▶ EXERCISE: Determine how many lines carry the word "this". Output that number only.

▶ DATASET ROWS:
►
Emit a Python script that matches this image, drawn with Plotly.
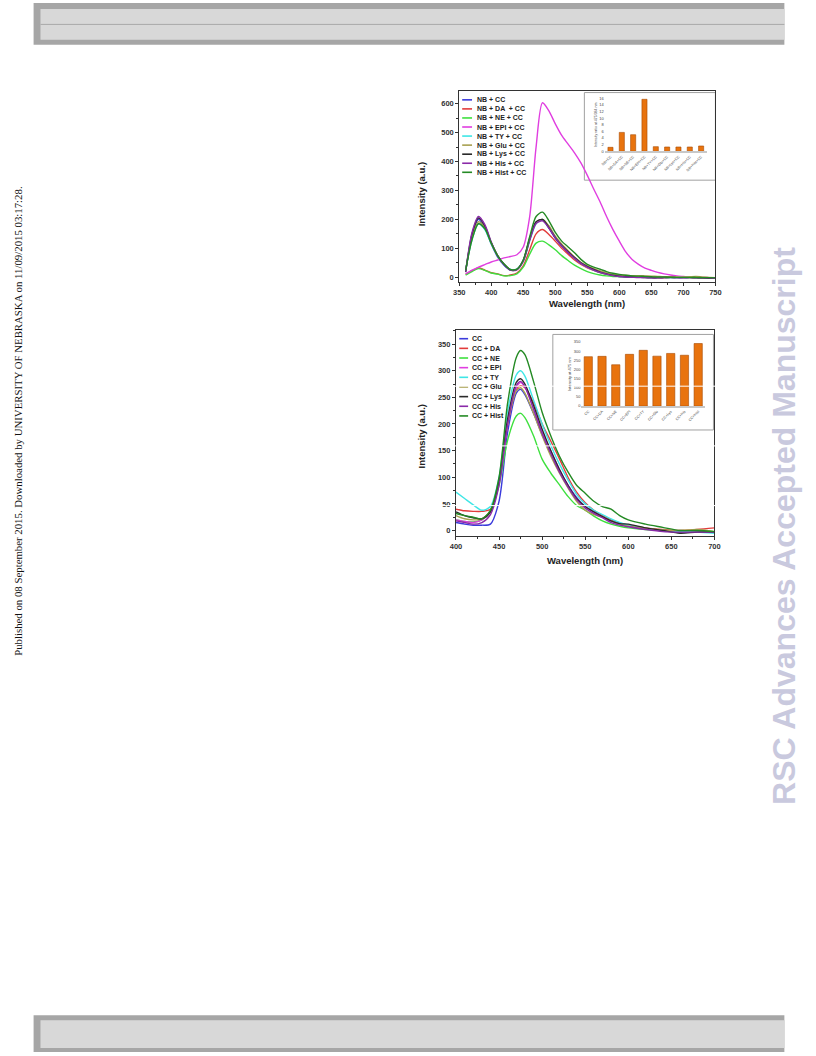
◄
►
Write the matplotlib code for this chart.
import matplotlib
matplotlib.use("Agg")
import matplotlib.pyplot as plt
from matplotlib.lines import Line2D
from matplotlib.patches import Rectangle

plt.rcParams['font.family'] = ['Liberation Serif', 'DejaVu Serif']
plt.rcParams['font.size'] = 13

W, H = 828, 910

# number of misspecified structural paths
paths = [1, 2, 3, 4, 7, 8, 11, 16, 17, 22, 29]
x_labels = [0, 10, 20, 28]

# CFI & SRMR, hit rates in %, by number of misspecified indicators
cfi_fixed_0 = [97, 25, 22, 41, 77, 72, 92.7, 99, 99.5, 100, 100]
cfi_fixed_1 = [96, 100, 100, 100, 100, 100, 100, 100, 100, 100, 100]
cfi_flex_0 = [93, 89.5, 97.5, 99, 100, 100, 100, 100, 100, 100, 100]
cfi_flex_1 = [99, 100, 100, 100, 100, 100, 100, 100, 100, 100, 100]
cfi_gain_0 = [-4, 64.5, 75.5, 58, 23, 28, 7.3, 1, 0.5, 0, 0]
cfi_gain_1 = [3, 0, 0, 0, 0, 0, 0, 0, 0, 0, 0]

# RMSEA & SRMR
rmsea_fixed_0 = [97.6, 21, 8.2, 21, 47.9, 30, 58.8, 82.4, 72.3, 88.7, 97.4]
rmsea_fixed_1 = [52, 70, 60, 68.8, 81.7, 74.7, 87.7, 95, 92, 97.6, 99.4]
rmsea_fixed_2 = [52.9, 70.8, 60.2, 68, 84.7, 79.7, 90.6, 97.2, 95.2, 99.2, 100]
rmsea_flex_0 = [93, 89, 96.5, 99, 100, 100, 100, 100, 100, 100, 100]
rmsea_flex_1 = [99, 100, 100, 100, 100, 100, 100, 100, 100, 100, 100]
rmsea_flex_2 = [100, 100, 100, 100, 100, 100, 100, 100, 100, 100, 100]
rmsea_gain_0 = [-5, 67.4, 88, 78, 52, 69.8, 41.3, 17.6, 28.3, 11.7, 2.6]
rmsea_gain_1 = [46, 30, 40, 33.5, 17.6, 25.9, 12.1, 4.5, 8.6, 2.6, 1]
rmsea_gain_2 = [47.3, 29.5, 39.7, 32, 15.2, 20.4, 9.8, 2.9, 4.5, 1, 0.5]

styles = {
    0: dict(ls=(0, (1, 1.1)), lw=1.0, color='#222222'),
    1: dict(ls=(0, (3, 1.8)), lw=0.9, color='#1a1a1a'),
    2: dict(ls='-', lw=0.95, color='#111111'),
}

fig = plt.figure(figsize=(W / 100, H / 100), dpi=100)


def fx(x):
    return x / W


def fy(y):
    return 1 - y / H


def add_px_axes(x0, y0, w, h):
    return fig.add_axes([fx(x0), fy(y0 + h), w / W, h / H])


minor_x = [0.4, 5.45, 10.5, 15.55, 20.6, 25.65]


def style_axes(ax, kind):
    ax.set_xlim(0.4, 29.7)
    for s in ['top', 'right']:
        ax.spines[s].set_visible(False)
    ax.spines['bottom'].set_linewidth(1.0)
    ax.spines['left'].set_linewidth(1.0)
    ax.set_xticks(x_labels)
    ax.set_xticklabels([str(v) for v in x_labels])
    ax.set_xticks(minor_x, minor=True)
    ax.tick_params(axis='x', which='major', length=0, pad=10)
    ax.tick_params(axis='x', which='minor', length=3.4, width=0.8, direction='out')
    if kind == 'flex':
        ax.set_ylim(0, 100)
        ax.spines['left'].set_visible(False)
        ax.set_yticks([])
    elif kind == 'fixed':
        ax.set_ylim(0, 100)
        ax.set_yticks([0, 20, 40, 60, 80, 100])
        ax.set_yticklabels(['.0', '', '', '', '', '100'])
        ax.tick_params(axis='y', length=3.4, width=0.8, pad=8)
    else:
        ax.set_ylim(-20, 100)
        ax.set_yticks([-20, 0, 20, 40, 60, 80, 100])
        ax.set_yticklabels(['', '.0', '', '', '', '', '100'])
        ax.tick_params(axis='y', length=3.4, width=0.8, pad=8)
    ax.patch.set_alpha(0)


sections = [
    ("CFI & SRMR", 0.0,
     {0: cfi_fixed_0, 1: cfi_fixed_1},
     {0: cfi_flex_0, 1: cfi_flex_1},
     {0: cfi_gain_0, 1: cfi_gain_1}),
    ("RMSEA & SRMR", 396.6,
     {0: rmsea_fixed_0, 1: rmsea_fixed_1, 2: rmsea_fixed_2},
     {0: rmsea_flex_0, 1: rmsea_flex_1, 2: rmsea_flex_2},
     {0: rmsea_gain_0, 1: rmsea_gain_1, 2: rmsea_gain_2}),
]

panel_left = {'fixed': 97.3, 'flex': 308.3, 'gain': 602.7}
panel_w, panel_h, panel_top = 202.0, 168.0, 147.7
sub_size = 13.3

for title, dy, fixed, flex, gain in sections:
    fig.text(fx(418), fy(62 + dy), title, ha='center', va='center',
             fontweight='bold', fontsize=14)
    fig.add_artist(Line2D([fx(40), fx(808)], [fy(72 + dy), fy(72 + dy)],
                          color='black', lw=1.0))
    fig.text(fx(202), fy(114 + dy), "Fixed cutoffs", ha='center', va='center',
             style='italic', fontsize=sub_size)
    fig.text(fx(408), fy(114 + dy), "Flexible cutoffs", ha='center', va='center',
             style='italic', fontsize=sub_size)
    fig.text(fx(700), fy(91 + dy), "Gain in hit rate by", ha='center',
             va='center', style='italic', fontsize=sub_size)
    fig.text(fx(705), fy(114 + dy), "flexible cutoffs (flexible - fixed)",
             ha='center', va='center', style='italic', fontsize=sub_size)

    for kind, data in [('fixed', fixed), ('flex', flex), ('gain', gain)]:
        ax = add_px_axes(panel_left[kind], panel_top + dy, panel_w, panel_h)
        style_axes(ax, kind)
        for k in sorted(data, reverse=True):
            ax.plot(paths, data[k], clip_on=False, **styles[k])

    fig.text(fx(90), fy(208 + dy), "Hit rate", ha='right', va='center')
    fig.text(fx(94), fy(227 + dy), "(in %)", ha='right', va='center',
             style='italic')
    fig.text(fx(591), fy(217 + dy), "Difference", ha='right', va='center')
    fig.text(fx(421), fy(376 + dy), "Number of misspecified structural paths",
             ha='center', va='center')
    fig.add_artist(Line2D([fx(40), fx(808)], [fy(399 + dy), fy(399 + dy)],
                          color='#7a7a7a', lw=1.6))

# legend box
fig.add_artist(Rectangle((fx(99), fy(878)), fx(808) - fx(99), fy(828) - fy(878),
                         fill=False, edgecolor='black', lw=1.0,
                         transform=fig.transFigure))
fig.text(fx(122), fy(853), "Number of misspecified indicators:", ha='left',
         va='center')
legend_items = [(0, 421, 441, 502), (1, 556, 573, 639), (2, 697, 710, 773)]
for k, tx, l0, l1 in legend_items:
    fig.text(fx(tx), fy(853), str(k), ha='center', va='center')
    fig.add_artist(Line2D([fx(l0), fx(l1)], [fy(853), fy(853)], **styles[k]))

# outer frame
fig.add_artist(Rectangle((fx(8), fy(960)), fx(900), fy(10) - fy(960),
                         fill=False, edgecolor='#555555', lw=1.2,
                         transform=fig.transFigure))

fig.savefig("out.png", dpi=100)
◄
▶ FINISHED ANSWER: 2